DHTML Menu By Milonic JavaScript
image

50th San Francisco International Film Festival at PFA

Saturday, May 5, 2007
8:15 p.m. Colossal Youth
Pedro Costa (Portugal/France/Switzerland, 2006)

(Juventude em marcha). Colossal Youth is the third installment in Pedro Costa's ongoing filmic collaboration with inhabitants of the Fontainhas district of Lisbon, a slum populated mostly by immigrants from Cape Verde. Costa reunites with Ventura, a seventy-five-year-old Cape Verdean immigrant whom the director met during the filming of Bones (1997), and Vanda Duarte, also featured in Bones and whose struggle with heroin addiction was the focus of Costa's follow-up In Vanda's Room (2000).
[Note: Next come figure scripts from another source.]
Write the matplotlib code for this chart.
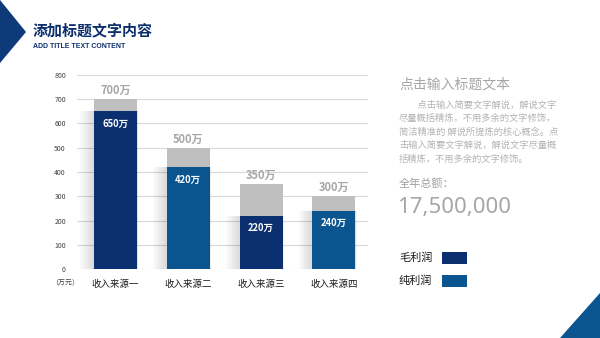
import matplotlib.pyplot as plt
from matplotlib.patches import Polygon, Rectangle

plt.rcParams['font.family'] = ['Noto Sans CJK SC', 'DejaVu Sans']

categories = ['收入来源一', '收入来源二', '收入来源三', '收入来源四']
totals = [700, 500, 350, 300]
profits = [650, 420, 220, 240]
bar_colors = ['#0b2f6f', '#0a5490', '#0b2f6f', '#0a5490']
legend_labels = ['毛利润', '纯利润']
legend_colors = ['#0b2f6f', '#0a5490']
yticks = [0, 100, 200, 300, 400, 500, 600, 700, 800]
year_total = '17,500,000'

W, H = 600, 338
fig = plt.figure(figsize=(W / 100, H / 100), dpi=100)

# background layer in pixel coordinates
bg = fig.add_axes([0, 0, 1, 1])
bg.set_xlim(0, W)
bg.set_ylim(H, 0)
bg.axis('off')
bg.add_patch(Polygon([(0, 0), (26, 32), (0, 63)], closed=True, fc='#0e3a7a', ec='none'))
bg.add_patch(Polygon([(560, 338), (600, 293), (600, 338)], closed=True, fc='#0a5490', ec='none'))
bg.text(33, 30, '添加标题文字内容', fontsize=10.8, weight='bold', color='#0d2f6e', va='center')
bg.text(33, 46, 'ADD TITLE TEXT CONTENT', fontsize=5, weight='bold', color='#0d2f6e',
        va='center', family=['Liberation Sans', 'DejaVu Sans'])

# right panel text
bg.text(399, 85, '点击输入标题文本', fontsize=10, color='#a6a6a6', va='center')
para = ['　　点击输入简要文字解说，解说文字',
        '尽量概括精炼，不用多余的文字修饰，',
        '简洁精准的 解说所提炼的核心概念。点',
        '击输入简要文字解说，解说文字尽量概',
        '括精炼，不用多余的文字修饰。']
for i, line in enumerate(para):
    bg.text(399, 105 + i * 13.5, line, fontsize=6.7, color='#b3b3b3', va='center')
bg.text(399, 183, '全年总额：', fontsize=8, color='#a0a0a0', va='center')
bg.text(397, 207, year_total, fontsize=16, color='#a6a6a6', va='center',
        family=['Noto Sans', 'DejaVu Sans'])

for i, (lab, col) in enumerate(zip(legend_labels, legend_colors)):
    yc = 258 + i * 23
    bg.text(399, yc, lab, fontsize=8, color='#1a1a1a', va='center')
    bg.add_patch(Rectangle((442, yc - 6), 25, 12, fc=col, ec='none'))

# chart
ax = fig.add_axes([77 / W, (H - 269) / H, (368 - 77) / W, 194 / H])
x = list(range(len(categories)))
w = 0.59

# soft shadow around the blue part, mostly to the left
for k in range(1, 8):
    ax.bar([xi - 0.012 * k for xi in x], profits, width=w + 0.03 * k,
           color='black', alpha=0.02, zorder=1, linewidth=0)

ax.bar(x, totals, width=w, color='#bfbfbf', zorder=2, linewidth=0)
ax.bar(x, profits, width=w, color=bar_colors, zorder=3, linewidth=0)

for xi, t, p in zip(x, totals, profits):
    ax.annotate(f'{t}万', (xi, t), xytext=(0, 1.5), textcoords='offset points',
                ha='center', va='bottom', fontsize=8, weight='bold', color='#a6a6a6')
    ax.annotate(f'{p}万', (xi, p), xytext=(0, -9), textcoords='offset points',
                ha='center', va='center', fontsize=6.8, weight='bold', color='white', zorder=4)

ax.set_xlim(-0.53, 3.47)
ax.set_ylim(0, 800)
ax.set_yticks(yticks)
ax.set_yticklabels([str(v) for v in yticks])
ax.set_xticks(x)
ax.set_xticklabels(categories, weight='medium')
ax.yaxis.grid(True, color='#d9d9d9', linewidth=0.8, zorder=0)
ax.set_axisbelow(True)
for s in ax.spines.values():
    s.set_visible(False)
ax.tick_params(axis='y', length=0, labelsize=5, labelcolor='#404040', pad=8)
ax.tick_params(axis='x', length=0, labelsize=6.8, labelcolor='#1a1a1a', pad=8)
ax.patch.set_alpha(0)
bg.text(65, 283, '（万元）', fontsize=5, color='#404040', va='center', ha='center')

fig.savefig('out.png', dpi=100)
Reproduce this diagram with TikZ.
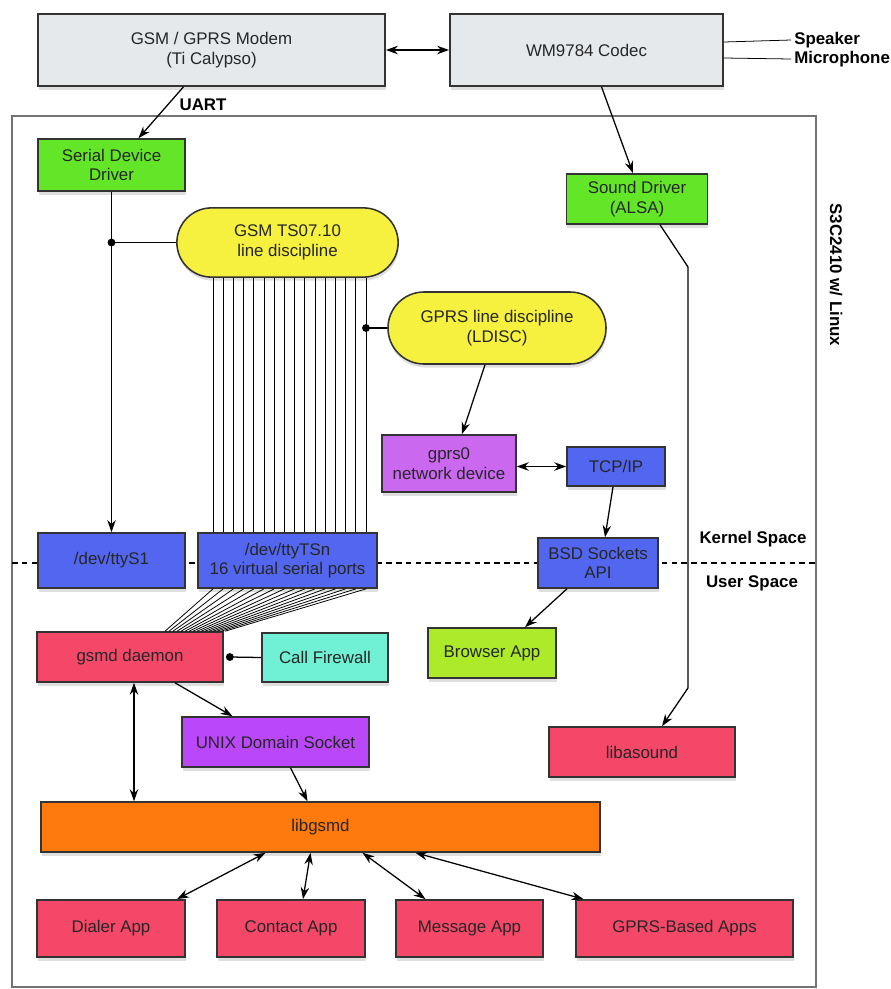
\documentclass[tikz,border=0pt]{standalone}
\usepackage{fontspec}
\setmainfont{Liberation Sans}
\usetikzlibrary{arrows.meta}
\usetikzlibrary{calc}
\usetikzlibrary{shapes.misc}
\usetikzlibrary{shadows}

\definecolor{hwgray}{RGB}{229,233,236}
\definecolor{drvgreen}{RGB}{100,230,40}
\definecolor{ldyellow}{RGB}{246,240,62}
\definecolor{devblue}{RGB}{82,102,240}
\definecolor{netpurple}{RGB}{202,104,240}
\definecolor{sockpurple}{RGB}{186,72,250}
\definecolor{appred}{RGB}{245,72,104}
\definecolor{fwcyan}{RGB}{112,240,212}
\definecolor{appgreen}{RGB}{172,234,42}
\definecolor{liborange}{RGB}{255,122,12}

\begin{document}
\begin{tikzpicture}[x=0.025cm, y=-0.025cm,
    font=\fontsize{12}{14}\selectfont,
    >={Stealth[length=8.5pt,width=6pt]},
    box/.style={draw=black!80, line width=1.1pt, align=center, inner sep=0pt,
      text=black!85,
      drop shadow={opacity=0.25, shadow xshift=0.5pt, shadow yshift=-2.5pt}},
    pill/.style={box, rounded rectangle},
    tag/.style={font=\fontsize{12}{14}\selectfont\bfseries},
    wire/.style={line width=0.9pt},
    thinwire/.style={line width=0.55pt}]

  \useasboundingbox (0,0) rectangle (891,989);

  % board frame and the kernel / user split
  \draw [black!55, line width=1pt] (12,116) rectangle (816,987);
  \coordinate (ksl) at (12,563);
  \coordinate (ksr) at (816,563);
  \draw [dash pattern=on 4pt off 3pt, line width=0.8pt] (ksl) -- (ksr);

  % hardware
  \node [box, fill=hwgray, minimum width=8.68cm, minimum height=1.8cm]
    (modem) at (211.5,50) {GSM / GPRS Modem\\(Ti Calypso)};
  \node [box, fill=hwgray, minimum width=6.83cm, minimum height=1.8cm]
    (codec) at (586.5,50) {WM9784 Codec};

  % kernel space
  \node [box, fill=drvgreen, minimum width=3.68cm, minimum height=1.3cm]
    (sdd) at (111.5,165) {Serial Device\\Driver};
  \node [box, fill=drvgreen, minimum width=3.53cm, minimum height=1.25cm]
    (sound) at (637,199) {Sound Driver\\(ALSA)};
  \node [pill, fill=ldyellow, minimum width=5.53cm, minimum height=1.73cm]
    (mux) at (287.5,242.5) {GSM TS07.10\\line discipline};
  \node [pill, fill=ldyellow, minimum width=5.45cm, minimum height=1.8cm]
    (ldisc) at (497,328) {GPRS line discipline\\(LDISC)};
  \node [box, fill=netpurple, minimum width=3.35cm, minimum height=1.43cm]
    (gprs0) at (449,463.5) {gprs0\\network device};
  \node [box, fill=devblue, minimum width=2.45cm, minimum height=0.98cm]
    (tcpip) at (616,466.5) {TCP/IP};
  \node [box, fill=devblue, minimum width=3cm, minimum height=1.25cm]
    (bsd) at (598,563) {BSD Sockets\\API};
  \node [box, fill=devblue, minimum width=3.68cm, minimum height=1.38cm]
    (ttyS1) at (111.5,560.5) {/dev/ttyS1};
  \node [box, fill=devblue, minimum width=4.48cm, minimum height=1.38cm]
    (ttyTSn) at (287.5,560.5) {/dev/ttyTSn\\16 virtual serial ports};

  % user space
  \node [box, fill=appgreen, minimum width=3.2cm, minimum height=1.25cm]
    (browser) at (492,653) {Browser App};
  \node [box, fill=appred, minimum width=4.65cm, minimum height=1.25cm]
    (gsmd) at (130,657) {gsmd daemon};
  \node [box, fill=fwcyan, minimum width=3.15cm, minimum height=1.23cm]
    (firewall) at (325,657.5) {Call Firewall};
  \node [box, fill=sockpurple, minimum width=4.68cm, minimum height=1.25cm]
    (unix) at (275.5,742) {UNIX Domain Socket};
  \node [box, fill=appred, minimum width=4.65cm, minimum height=1.25cm]
    (libasound) at (642,752) {libasound};
  \node [box, fill=liborange, minimum width=13.98cm, minimum height=1.25cm]
    (libgsmd) at (320.5,827) {libgsmd};
  \node [box, fill=appred, minimum width=3.7cm, minimum height=1.43cm]
    (dialer) at (111,928.5) {Dialer App};
  \node [box, fill=appred, minimum width=3.7cm, minimum height=1.43cm]
    (contact) at (291,928.5) {Contact App};
  \node [box, fill=appred, minimum width=3.68cm, minimum height=1.43cm]
    (message) at (469.5,928.5) {Message App};
  \node [box, fill=appred, minimum width=5.43cm, minimum height=1.43cm]
    (gprsapps) at (684.5,928.5) {GPRS-Based Apps};

  % plain labels
  \node [tag, anchor=west, inner sep=0pt] (spk) at (794,40) {Speaker};
  \node [tag, anchor=west, inner sep=0pt] (mic) at (794,59) {Microphone};
  \node [tag] (uart) at (203,105) {UART};
  \node [tag] (kernel) at (753,539) {Kernel Space};
  \node [tag] (user) at (752,583) {User Space};
  \node [tag, rotate=-90] (soc) at (836,275) {S3C2410 w/ Linux};

  % hardware links
  \draw [wire, <->] (modem.east) -- (codec.west);
  \draw [thinwire] ($(codec.east)+(0,-8)$) -- ($(spk.west)+(-3,0)$);
  \draw [thinwire] ($(codec.east)+(0,8)$) -- ($(mic.west)+(-3,0)$);
  \draw [wire, ->] ($(modem.south)+(-28,0)$) -- ($(sdd.north)+(27,0)$);
  \draw [wire, ->] ($(codec.south)+(15,0)$) -- ($(sound.north)+(-4,0)$);

  % audio path down to libasound
  \coordinate (abend) at (688,267);
  \coordinate (bbend) at (688,688);
  \draw [wire, ->] ($(sound.south)+(23,0)$) -- (abend) -- (bbend)
    -- ($(libasound.north)+(20,0)$);

  % serial port and the mux
  \draw [wire, ->] (sdd.south) -- (ttyS1.north);
  \draw [wire] (mux.west) -- (mux.west -| sdd.south);
  \fill (mux.west -| sdd.south) circle (2.8pt);

  % 16 virtual ports, fanned into gsmd
  \foreach \i in {0,...,15} {
    \coordinate (p\i) at ({213+10.2*\i},0);
    \coordinate (q\i) at ({165+4*\i},0);
    \draw [thinwire] (mux.south -| p\i) -- (ttyTSn.north -| p\i);
    \draw [thinwire] (ttyTSn.south -| p\i) -- (gsmd.north -| q\i);
  }

  % gprs path
  \draw [wire] (ldisc.west) -- (ldisc.west -| p15);
  \fill (ldisc.west -| p15) circle (2.8pt);
  \draw [wire, ->] ($(ldisc.south)+(-12,0)$) -- ($(gprs0.north)+(13,0)$);
  \draw [wire, <->] (tcpip.west -| gprs0.east) -- (tcpip.west);
  \draw [wire, ->] ($(tcpip.south)+(-3,0)$) -- ($(bsd.north)+(7,0)$);
  \draw [wire, ->] ($(bsd.south)+(-31,0)$) -- ($(browser.north)+(33,0)$);

  % gsmd and its clients
  \coordinate (fwdot) at ($(gsmd.east)+(6,0)$);
  \draw [wire] (firewall.west) -- (fwdot);
  \fill (fwdot) circle (2.8pt);
  \draw [wire, ->] ($(gsmd.south)+(45,0)$) -- ($(unix.north)+(-43,0)$);
  \draw [wire, <->] ($(gsmd.south)+(4,0)$) -- ($(libgsmd.north -| gsmd.south)+(4,0)$);
  \draw [wire, ->] ($(unix.south)+(15,0)$) -- ($(libgsmd.north)+(-13,0)$);
  \draw [wire, <->] ($(libgsmd.south)+(-55,0)$) -- ($(dialer.north)+(66,0)$);
  \draw [wire, <->] ($(libgsmd.south)+(-10,0)$) -- ($(contact.north)+(12,0)$);
  \draw [wire, <->] ($(libgsmd.south)+(42,0)$) -- ($(message.north)+(-44,0)$);
  \draw [wire, <->] ($(libgsmd.south)+(95,0)$) -- ($(gprsapps.north)+(-101,0)$);

\end{tikzpicture}
\end{document}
Since the making of these two films, the Fontainhas slum has been razed; the stepping-off point of Colossal Youth is the relocation of its inhabitants to a newly constructed district on the outskirts of the city. The film focuses on Ventura, who wanders back and forth between the nearly empty slum dwellings and the newly built apartment buildings, visiting Vanda (now clean) and other young immigrants who treat him as their "papa." Ventura's visits with each of his "children" are like discreet duets, in which the father often sits silently while the child expresses his or her own suffering and disillusionment. Despite his tall frame, majestic composure, and calm manner, Ventura is a lost soul himself; his wife has recently left him, and he lives a life without purpose. Costa presents the material and emotional wasteland of his sympathetic subjects within a rigidly stylized construct of extremely long takes anchored by frames of empty hallways and closed doors. Apart from Vanda's improvised monologues, the actors speak their lines without intonation or expression. Costa's austere cinematic style—a unique hybrid of documentary observation and fictional reenactment—certainly challenges viewers, but anyone seriously interested in the formal possibilities and rigorous inquiry of experimental film should not miss this rare opportunity to experience the understated power of the medium's politicized successor to Robert Bresson and Jean-Marie Straub.